Valley News

November 16, 2006

Police Dive for Evidence Comes Up Empty

By Mark Davis

Pike, n.h.-- Police and a dive team spent three hours yesterday searching for "evidence" in the waters of an abandoned quarry on Lily Pond Road, less than a mile from a murder in September 2005 that remains unsolved.

Haverhill Police Chief Jeff Williams would not say for which investigation the search was executed, and declined to specify what kind of evidence police and the dive team were looking for.

"We're in the middle of an investigation," he said. "I can't tell you what we're investigating. It's a search for evidence."

Members of the New Hampshire Fish & Game Department and the Fire Marshal's Office were also at the abandoned slate quarry, immediately off the west side of Lily Pond Road, about two miles north of Route 25C.

Also there was Mike Conrad, whose brother, Tom, was shot dead on the porch of his home on Lily Pond Road on the night of Sept. 28. Authorities have declared his death a homicide but have charged no one and have released little information about their investigation.

Mike Conrad, who lived next door to his brother, said he was "interested" in yesterday's activities but referred questions to police.

Conrad spent several minutes talking with the Fish & Game divers, and said later he had told authorities of two more nearby quarries that could be searched.

Tomorrow would have been Tom Conrad's 56th birthday.

An underwater camera device, which Fish & Game officials likened to a "mini-submarine," returned images to a video monitor from beneath the water, 12 to 15 feet deep, but the water was too murky to see much, officials said.

Fish and Game officer Tom Dakai also dove into the quarry. "My eyes couldn't see anything once I got down there," Dakai said.

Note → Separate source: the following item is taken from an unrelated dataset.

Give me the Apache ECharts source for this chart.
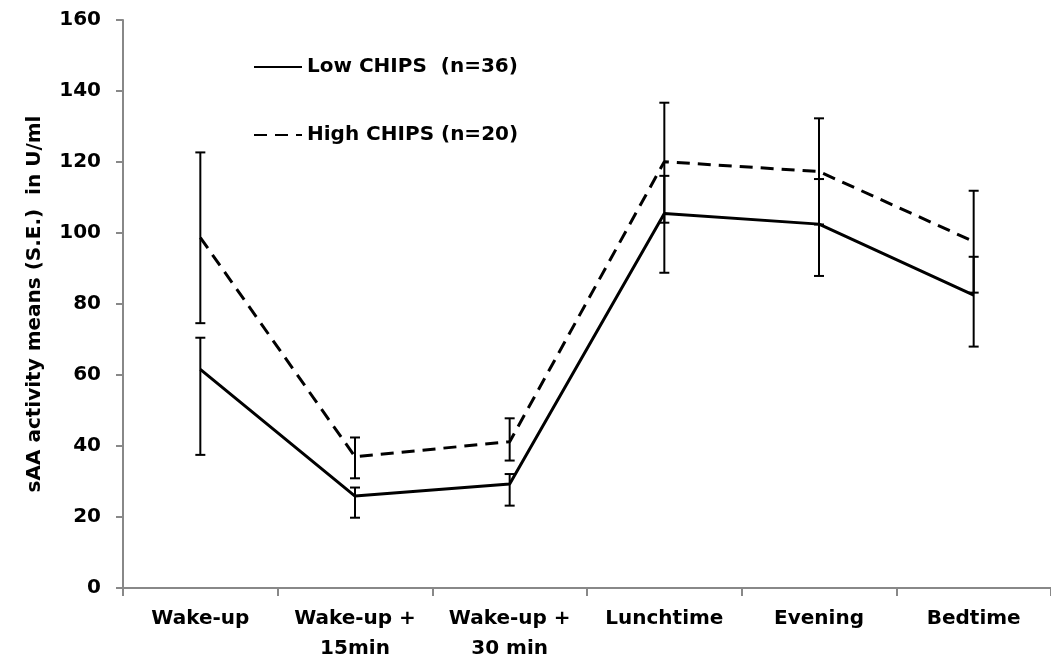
<!DOCTYPE html>
<html>
<head>
<meta charset="utf-8">
<script src="https://cdn.jsdelivr.net/npm/echarts@6/dist/echarts.min.js"></script>
<style>
  html, body { margin: 0; padding: 0; background: #fff; }
  #chart { width: 1051px; height: 664px; }
</style>
</head>
<body>
<div id="chart"></div>
<script>
var categories = ['Wake-up', 'Wake-up +\n15min', 'Wake-up +\n30 min', 'Lunchtime', 'Evening', 'Bedtime'];
var yTicks = [0, 20, 40, 60, 80, 100, 120, 140, 160];

// means
var lowMean = [61.6, 25.9, 29.3, 105.5, 102.5, 82.5];
var highMean = [98.7, 37.0, 41.2, 120.1, 117.3, 97.6];

// error bar ends (S.E.)
var lowErrBottom = [37.5, 19.8, 23.2, 88.8, 87.9, 68.0];
var lowErrTop = [70.5, 28.3, 32.1, 116.1, 115.2, 93.3];
var highErrBottom = [74.6, 30.9, 35.9, 102.9, 102.4, 83.2];
var highErrTop = [122.7, 42.4, 47.8, 136.7, 132.3, 111.9];

var FONT = 'DejaVu Sans';

function errData(bottom, top) {
  return bottom.map(function (b, i) { return [i, b, top[i]]; });
}

function renderErr(params, api) {
  var i = api.value(0);
  var lo = api.coord([i, api.value(1)]);
  var hi = api.coord([i, api.value(2)]);
  var w = 5;
  var style = { stroke: '#000', lineWidth: 2 };
  return {
    type: 'group',
    children: [
      { type: 'line', shape: { x1: lo[0], y1: lo[1], x2: hi[0], y2: hi[1] }, style: style },
      { type: 'line', shape: { x1: lo[0] - w, y1: lo[1], x2: lo[0] + w, y2: lo[1] }, style: style },
      { type: 'line', shape: { x1: hi[0] - w, y1: hi[1], x2: hi[0] + w, y2: hi[1] }, style: style }
    ]
  };
}

var chart = echarts.init(document.getElementById('chart'));

var option = {
  backgroundColor: '#fff',
  animation: false,
  grid: {
    left: 123,
    top: 20,
    width: 934,
    bottom: 76,
    containLabel: false
  },
  legend: {
    orient: 'vertical',
    left: 248,
    top: 52,
    itemWidth: 48,
    itemHeight: 20,
    itemGap: 48,
    itemStyle: { opacity: 0 },
    data: ['Low CHIPS  (n=36)', 'High CHIPS (n=20)'],
    textStyle: { fontFamily: FONT, fontWeight: 'bold', fontSize: 20, color: '#000' }
  },
  xAxis: {
    type: 'category',
    data: categories,
    boundaryGap: true,
    axisLine: { lineStyle: { color: '#888', width: 2 } },
    axisTick: { show: true, interval: 0, length: 8, lineStyle: { color: '#888', width: 2 } },
    axisLabel: {
      interval: 0,
      margin: 16,
      fontFamily: FONT,
      fontWeight: 'bold',
      fontSize: 20,
      lineHeight: 30,
      color: '#000'
    },
    splitLine: { show: false }
  },
  yAxis: {
    type: 'value',
    min: yTicks[0],
    max: yTicks[yTicks.length - 1],
    interval: 20,
    name: 'sAA activity means (S.E.)  in U/ml',
    nameLocation: 'middle',
    nameGap: 78,
    nameTextStyle: { fontFamily: FONT, fontWeight: 'bold', fontSize: 20, color: '#000' },
    axisLine: { show: true, lineStyle: { color: '#888', width: 2 } },
    axisTick: { show: true, length: 7, lineStyle: { color: '#888', width: 2 } },
    axisLabel: {
      margin: 22,
      fontFamily: FONT,
      fontWeight: 'bold',
      fontSize: 20,
      color: '#000'
    },
    splitLine: { show: false }
  },
  series: [
    {
      name: 'Low CHIPS  (n=36)',
      type: 'line',
      data: lowMean,
      symbol: 'none',
      lineStyle: { color: '#000', width: 3 },
      itemStyle: { color: '#000' },
      z: 3
    },
    {
      name: 'High CHIPS (n=20)',
      type: 'line',
      data: highMean,
      symbol: 'none',
      lineStyle: { color: '#000', width: 3, type: [13, 8] },
      itemStyle: { color: '#000' },
      z: 3
    },
    {
      type: 'custom',
      data: errData(lowErrBottom, lowErrTop),
      renderItem: renderErr,
      z: 4
    },
    {
      type: 'custom',
      data: errData(highErrBottom, highErrTop),
      renderItem: renderErr,
      z: 4
    }
  ]
};

chart.setOption(option);
</script>
</body>
</html>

In addition to Conrad's death, one other Haverhill incident remains unsolved -- the disappearance of Maura Murray, the Massachusetts college student who crashed her car into a snowbank in February 2004 and has not been seen since.

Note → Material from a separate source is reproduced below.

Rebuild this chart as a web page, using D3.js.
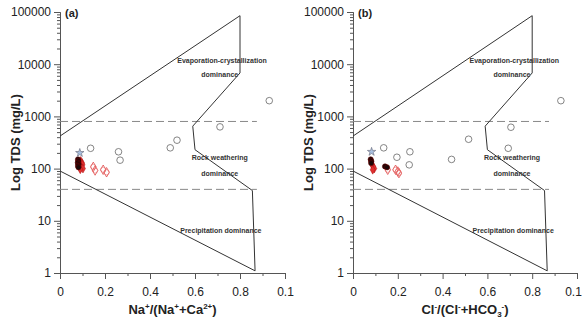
<!DOCTYPE html>
<html>
<head>
<meta charset="utf-8">
<script src="https://cdn.jsdelivr.net/npm/d3@7"></script>
<style>
  body { margin: 0; background: #fff; }
  svg { font-family: "Liberation Sans", Arial, sans-serif; }
</style>
</head>
<body>
<div id="chart"></div>
<script>
const width = 582;
const height = 320;

// Gibbs boundary (same in both panels)
const boundaryX = [0, 0.8, 0.8, 0.59, 0.6, 0.855, 0.867, 0];
const boundaryY = [420, 85000, 6800, 650, 230, 38, 1.1, 90];
const dashLevels = [800, 40];

const xTicks = [0, 0.2, 0.4, 0.6, 0.8, 1.0];
const xTickLabels = ["0", "0.2", "0.4", "0.6", "0.8", "0.1"]; // as printed in the figure
const xMinor = [0.1, 0.3, 0.5, 0.7, 0.9];
const yTicks = [1, 10, 100, 1000, 10000, 100000];

// panel (a): Na/(Na+Ca)
const aOpenX = [0.136, 0.26, 0.267, 0.49, 0.52, 0.711, 0.93];
const aOpenY = [245, 210, 145, 250, 350, 630, 2000];
const aStarX = [0.088];
const aStarY = [200];
const aBlackX = [0.08, 0.082, 0.079, 0.083, 0.08, 0.082];
const aBlackY = [150, 140, 130, 121, 113, 106];
const aRedX = [0.092, 0.098, 0.1, 0.094, 0.102, 0.09];
const aRedY = [140, 128, 118, 108, 100, 97];
const aDiamX = [0.148, 0.156, 0.192, 0.207];
const aDiamY = [108, 92, 95, 85];

// panel (b): Cl/(Cl+HCO3)
const bOpenX = [0.137, 0.196, 0.254, 0.251, 0.44, 0.516, 0.693, 0.705, 0.928];
const bOpenY = [250, 165, 210, 118, 150, 365, 245, 620, 2000];
const bStarX = [0.083];
const bStarY = [210];
const bBlackX = [0.079, 0.082, 0.081, 0.143, 0.152];
const bBlackY = [150, 138, 128, 110, 106];
const bRedX = [0.085, 0.09, 0.095, 0.088];
const bRedY = [120, 110, 100, 95];
const bDiamX = [0.155, 0.19, 0.2, 0.205];
const bDiamY = [95, 95, 88, 82];

const zip = (xs, ys) => xs.map((x, i) => [x, ys[i]]);

const svg = d3.select("#chart").append("svg")
  .attr("width", width)
  .attr("height", height);

function drawPanel(left, right, tag, xTitle, d, lastShift) {
  const top = 12, bottom = 273;
  const x = d3.scaleLinear().domain([0, 1]).range([left, right]);
  const y = d3.scaleLog().domain([1, 100000]).range([bottom, top]);
  const g = svg.append("g");

  // y axis
  const yMinor = [];
  for (let e = 0; e < 5; e++) for (let k = 2; k < 10; k++) yMinor.push(k * Math.pow(10, e));
  g.append("g").attr("transform", `translate(${left},0)`)
    .call(d3.axisLeft(y).tickValues(yMinor).tickSize(3).tickFormat(""));
  g.append("g").attr("transform", `translate(${left},0)`)
    .call(d3.axisLeft(y).tickValues(yTicks).tickSize(6).tickSizeOuter(0).tickFormat(d3.format("d")))
    .call(a => a.selectAll("text").attr("font-size", 12).attr("fill", "#222"));

  // x axis
  g.append("g").attr("transform", `translate(0,${bottom})`)
    .call(d3.axisBottom(x).tickValues(xMinor).tickSize(3).tickFormat(""));
  g.append("g").attr("transform", `translate(0,${bottom})`)
    .call(d3.axisBottom(x).tickValues(xTicks).tickSize(6).tickSizeOuter(0)
      .tickFormat((v, i) => xTickLabels[i]))
    .call(a => a.selectAll("text").attr("font-size", 12).attr("fill", "#222").attr("dy", "1.2em")
      .attr("dx", (v, i) => i === xTicks.length - 1 ? -lastShift : 0));

  g.selectAll(".domain, .tick line").attr("stroke", "#555");

  // dashed levels
  g.selectAll(".lvl").data(dashLevels).enter().append("line")
    .attr("x1", x(0)).attr("x2", x(0.875))
    .attr("y1", v => y(v)).attr("y2", v => y(v))
    .attr("stroke", "#888").attr("stroke-dasharray", "8,4").attr("stroke-width", 1);

  // boundary
  const line = d3.line().x(p => x(p[0])).y(p => y(p[1]));
  g.append("path").datum(zip(boundaryX, boundaryY))
    .attr("d", line).attr("fill", "none").attr("stroke", "#333").attr("stroke-width", 1);

  // region labels
  const labels = [
    ["Evaporation-crystallization", 0.72, 11500],
    ["dominance", 0.71, 6200],
    ["Rock weathering", 0.71, 160],
    ["dominance", 0.71, 82],
    ["Precipitation dominance", 0.715, 6.6]
  ];
  g.selectAll(".reg").data(labels).enter().append("text")
    .attr("x", l => x(l[1])).attr("y", l => y(l[2]))
    .attr("dy", "0.35em").attr("text-anchor", "middle")
    .attr("font-size", 7).attr("font-weight", "bold").attr("fill", "#333")
    .text(l => l[0]);

  // points
  g.selectAll(".open").data(d.open).enter().append("circle")
    .attr("cx", p => x(p[0])).attr("cy", p => y(p[1])).attr("r", 3.3)
    .attr("fill", "none").attr("stroke", "#666").attr("stroke-width", 0.8);

  const sym = (type, size) => d3.symbol().type(type).size(size);
  g.selectAll(".diam").data(d.diam).enter().append("path")
    .attr("transform", p => `translate(${x(p[0])},${y(p[1])})`)
    .attr("d", sym(d3.symbolDiamond, 26))
    .attr("fill", "none").attr("stroke", "#e04848").attr("stroke-width", 0.8);
  g.selectAll(".diamc").data(d.diam).enter().append("circle")
    .attr("cx", p => x(p[0])).attr("cy", p => y(p[1])).attr("r", 2.6)
    .attr("fill", "none").attr("stroke", "#e87070").attr("stroke-width", 0.6);
  g.selectAll(".red").data(d.red).enter().append("path")
    .attr("transform", p => `translate(${x(p[0])},${y(p[1])})`)
    .attr("d", sym(d3.symbolDiamond, 22))
    .attr("fill", "#e03030").attr("stroke", "#b01010").attr("stroke-width", 0.5);
  g.selectAll(".black").data(d.black).enter().append("circle")
    .attr("cx", p => x(p[0])).attr("cy", p => y(p[1])).attr("r", 2.6)
    .attr("fill", "#1c0808").attr("stroke", "#600").attr("stroke-width", 0.6);
  g.selectAll(".star").data(d.star).enter().append("path")
    .attr("transform", p => `translate(${x(p[0])},${y(p[1])})`)
    .attr("d", sym(d3.symbolStar, 22))
    .attr("fill", "#a8c0e0").attr("stroke", "#667").attr("stroke-width", 0.6);

  // panel tag
  g.append("text").attr("x", left + 5).attr("y", 17)
    .attr("font-size", 11).attr("font-weight", "bold").attr("fill", "#222").text(tag);

  // axis titles
  g.append("text")
    .attr("transform", `translate(${left - 45},${(top + bottom) / 2}) rotate(-90)`)
    .attr("text-anchor", "middle").attr("dy", "0.35em")
    .attr("font-size", 13).attr("font-weight", "bold").attr("fill", "#222")
    .text("Log TDS (mg/L)");

  const xt = g.append("text")
    .attr("x", (left + right) / 2).attr("y", 314)
    .attr("text-anchor", "middle")
    .attr("font-size", 13).attr("font-weight", "bold").attr("fill", "#222");
  // each part: [text, dy, size]
  xTitle.forEach(part => {
    const ts = xt.append("tspan").text(part[0]).attr("dy", part[1]);
    if (part[2]) ts.attr("font-size", part[2]);
  });
}

drawPanel(60, 285, "(a)", [
  ["Na", 0], ["+", -5, 8], ["/(Na", 5], ["+", -5, 8], ["+Ca", 5], ["2+", -5, 8], [")", 5]
], {
  open: zip(aOpenX, aOpenY), star: zip(aStarX, aStarY), black: zip(aBlackX, aBlackY),
  red: zip(aRedX, aRedY), diam: zip(aDiamX, aDiamY)
}, 0);

drawPanel(353, 577, "(b)", [
  ["Cl", 0], ["-", -5, 8], ["/(Cl", 5], ["-", -5, 8], ["+HCO", 5], ["3", 3, 8], ["-", -8, 8], [")", 5]
], {
  open: zip(bOpenX, bOpenY), star: zip(bStarX, bStarY), black: zip(bBlackX, bBlackY),
  red: zip(bRedX, bRedY), diam: zip(bDiamX, bDiamY)
}, 4);
</script>
</body>
</html>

Murray's father was at the New Hampshire Supreme Court Wednesday demanding that police turn over thousands of pages of documents from their investigation.

Conrad said that shortly after his brother died, he posted several notices with a picture of Tom and the message: "Do you know who murdered me?" including one nailed to a tree only yards from the quarry.

"The more people see it, then maybe they'll think of something and come forward," Mike Conrad said. "Police say it can't hurt."